The last tidbit I want to share is this article by Germà Bell, “Against the Mainstream: Nazi Privatization in the 1930s,” from The Economic History Review. Phil Mirowski sent it to me, after I shared with him the Bell article on the language of privatization that I cited in my previous post. This article also has some fascinating findings. From the abstract:

In the mid-1930s, the Nazi regime transferred public ownership to the private sector. In doing so, they went against the mainstream trends in western capitalistic countries, none of which systematically reprivatized firms during the 1930s.


  1. Evan Harper April 22, 2014 at 4:14 am | #

    If you’re interested in this stuff I highly recommend Tooze’s book, from which that original graph is taken. It’s in a chapter called “Partners: The Regime and German Business.” Here’s some text from the same page:

    The combination of rising domestic demand, an end to foreign competition, rising prices and relatively static wages created a context in which it was not hard to make healthy profits. Indeed, by 1934 the bonuses being paid to the boards of some firms were so spectacular that they were causing acute embarrassment to Hitler’s government. In the light of the far more modest increase in workers’ incomes, it seemed that the Communists and Social Democrats did indeed have a point. The Nazi regime was a ‘dictatorship of the bosses’. Having regulated imports, exports, and domestic price-setting, the RWM [Economic Ministry] therefore moved in the spring of 1934 to control the use of business profits. The distribution of profits to shareholders was not to exceed a rate of 6 per cent of capital. This did not of course have any effect in underlying profitability. It simply meant that corporate accountants were encouraged to squirrel profits away in exaggerated depreciation and reserve bookings […]

    [T]hough it is important to do justice to the shift in power relations between the state and business that undoubtedly occurred in the early 1930s, we must be careful to avoid falling into the trap of viewing German business merely as the passive object of the regime’s draconian new system of regulation. As we have seen, profits were rising rapidly after 1933 and this opened attractive future prospects for German corporate management […] Despite the dramatic growth of state regulation, industrialists and their managerial and technical staffs were indispensable, if not in the conception then at least in the execution of national policy.

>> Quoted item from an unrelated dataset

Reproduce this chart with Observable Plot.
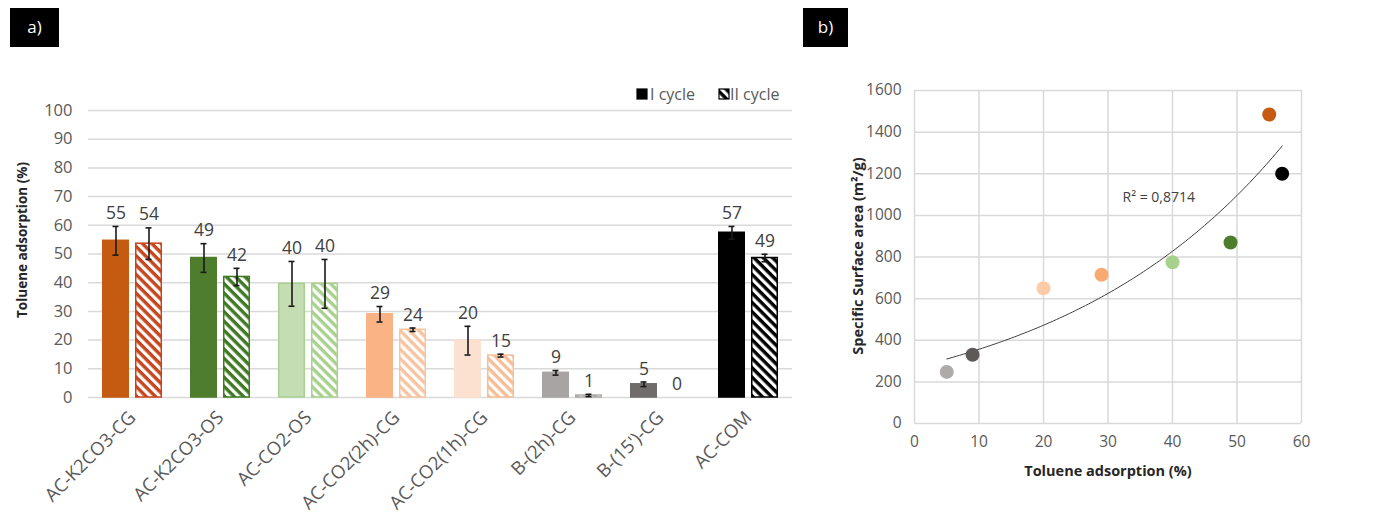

  2. David Chuter April 22, 2014 at 6:00 am | #

    I’m afraid I still don’t see what this is proving. The experience of other countries is only relevant if their circumstances were the same, but they were not. Rearmament started later in Britain and France, for example, and was less thorough-going.
    On the graphs it seems to me that (1) The economy did better because of the economic policies of the regime (notably but not only rearmament) so the two arguments are effectively the same and (2) The stock market went up once the political crisis of 1930-32 was resolved, which was what you would expect in any country.
    Two augments are being mixed together here. Either
    (1) The Nazis came to power with a deliberate policy of favoring capital and bearing down on the working class to increase profits and dividends and put this into effect, or
    (2) The Nazis came to power with a deliberate policy of beginning a crash programme to build a war economy, which incidentally resulted, among other things, in increased profits and dividends, and imposition of restrictive measures on the workforce, in the interests of rapid mobilization.
    So far as I’m aware the evidence is in favor of (2).

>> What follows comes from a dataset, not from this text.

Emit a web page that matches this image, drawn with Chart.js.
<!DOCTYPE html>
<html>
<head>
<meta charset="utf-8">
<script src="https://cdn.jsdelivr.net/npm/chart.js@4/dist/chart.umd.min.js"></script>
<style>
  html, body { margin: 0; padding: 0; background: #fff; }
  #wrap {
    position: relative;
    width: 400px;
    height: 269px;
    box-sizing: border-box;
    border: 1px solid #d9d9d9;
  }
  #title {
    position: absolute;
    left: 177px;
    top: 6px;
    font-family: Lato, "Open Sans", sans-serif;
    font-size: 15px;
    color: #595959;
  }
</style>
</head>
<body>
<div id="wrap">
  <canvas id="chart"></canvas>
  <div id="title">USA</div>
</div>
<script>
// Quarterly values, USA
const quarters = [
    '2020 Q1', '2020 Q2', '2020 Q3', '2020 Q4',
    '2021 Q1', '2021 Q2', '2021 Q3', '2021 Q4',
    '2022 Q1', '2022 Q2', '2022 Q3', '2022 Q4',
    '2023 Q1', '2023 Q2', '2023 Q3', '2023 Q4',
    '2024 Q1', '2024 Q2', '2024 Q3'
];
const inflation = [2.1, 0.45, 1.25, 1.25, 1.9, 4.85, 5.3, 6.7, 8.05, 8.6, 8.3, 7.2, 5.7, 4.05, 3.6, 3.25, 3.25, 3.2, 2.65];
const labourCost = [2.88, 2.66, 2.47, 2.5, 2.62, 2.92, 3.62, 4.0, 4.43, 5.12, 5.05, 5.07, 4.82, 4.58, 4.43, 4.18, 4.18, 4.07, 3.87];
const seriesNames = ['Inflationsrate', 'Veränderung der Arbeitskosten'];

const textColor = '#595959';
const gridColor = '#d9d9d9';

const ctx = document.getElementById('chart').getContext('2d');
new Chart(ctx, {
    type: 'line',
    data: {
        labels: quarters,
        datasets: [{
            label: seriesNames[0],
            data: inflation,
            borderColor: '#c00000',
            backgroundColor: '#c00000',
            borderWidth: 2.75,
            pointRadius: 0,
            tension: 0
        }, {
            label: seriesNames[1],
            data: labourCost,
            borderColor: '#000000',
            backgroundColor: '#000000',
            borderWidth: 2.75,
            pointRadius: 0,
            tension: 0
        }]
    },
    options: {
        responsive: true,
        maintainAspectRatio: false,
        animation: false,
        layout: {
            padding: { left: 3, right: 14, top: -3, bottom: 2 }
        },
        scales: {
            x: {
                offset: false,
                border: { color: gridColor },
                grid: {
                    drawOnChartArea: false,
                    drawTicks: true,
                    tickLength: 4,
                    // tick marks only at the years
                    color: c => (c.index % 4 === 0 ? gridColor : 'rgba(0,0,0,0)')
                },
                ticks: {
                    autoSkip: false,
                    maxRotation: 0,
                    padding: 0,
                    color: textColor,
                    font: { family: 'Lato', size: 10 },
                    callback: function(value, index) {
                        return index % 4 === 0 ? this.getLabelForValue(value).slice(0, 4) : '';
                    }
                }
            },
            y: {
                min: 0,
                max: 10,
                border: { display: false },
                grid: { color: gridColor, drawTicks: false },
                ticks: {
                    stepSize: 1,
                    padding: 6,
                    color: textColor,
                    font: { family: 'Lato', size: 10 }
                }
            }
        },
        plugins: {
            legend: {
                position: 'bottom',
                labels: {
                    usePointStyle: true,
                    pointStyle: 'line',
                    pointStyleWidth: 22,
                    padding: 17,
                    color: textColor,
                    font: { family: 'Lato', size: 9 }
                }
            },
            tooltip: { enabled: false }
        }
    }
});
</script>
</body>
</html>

    • suresh April 22, 2014 at 7:25 am | #

      I agree its difficult to argue definitively with this kind aggregate data. Tooze’s chapter on “Partners: The Regime and German Business” and Ferguson and Voth paper are both pretty persuasive that the Nazis were eagerly anticipated by various segments of business, particularly for their hostility to the left and not because of anticipated foreign policy (“according to the surviving record”, at least). I like the bit in Tooze about how the campaign contributions were won when Goering suggested that the March 5th election would be the last one for the next 10 years, probably the next 100 years. And the Ferguson and Voth paper shows that it was particularly the firms connected to Hitler that gained disproportionately from his election.

  3. Randy White April 22, 2014 at 7:13 am | #

    Reblogged this on Randy C White.

  4. Roquentin April 22, 2014 at 12:01 pm | #

    If you’re arguing that the private sector and German business had plenty to gain by having Hitler in power, you’ll get no opposition from me on that point. It certainly would turn out better for them than a communist revolution. You could make a pretty decent case the “military Keynesianism” was at work both in Hitler’s German and FDR’s America, basically stimulating the economy and putting people back to work building a massive war machine.

    The economic policies of the Nazis were not extreme but very ordinary and something akin to the political center. While not being lassiez-faire, they were not socialist either in a meaningful way (especially in practice). Furthermore, I would also conclude that economic policy was not the decisive factor in what caused the terrible things which happened in National Socialist Germany, but if you want to make that argument it would be an indictment of the center rather than the Austrian/Chicago school or Marxism. I would even say that anti-antisemitism was more specific to Germany than fascism itself, as it played a drastically reduced role in the policies of Mussolini.

    Practically no nation, ideology, or people emerged from the first half of the 20th century with their hands clean politically. I think that gets lost now in hagiography about the “Greatest Generation” and cant about the heroism of battle. WWII was one of the greatest geopolitical catastrophes in recording history and the furthest thing from heroic.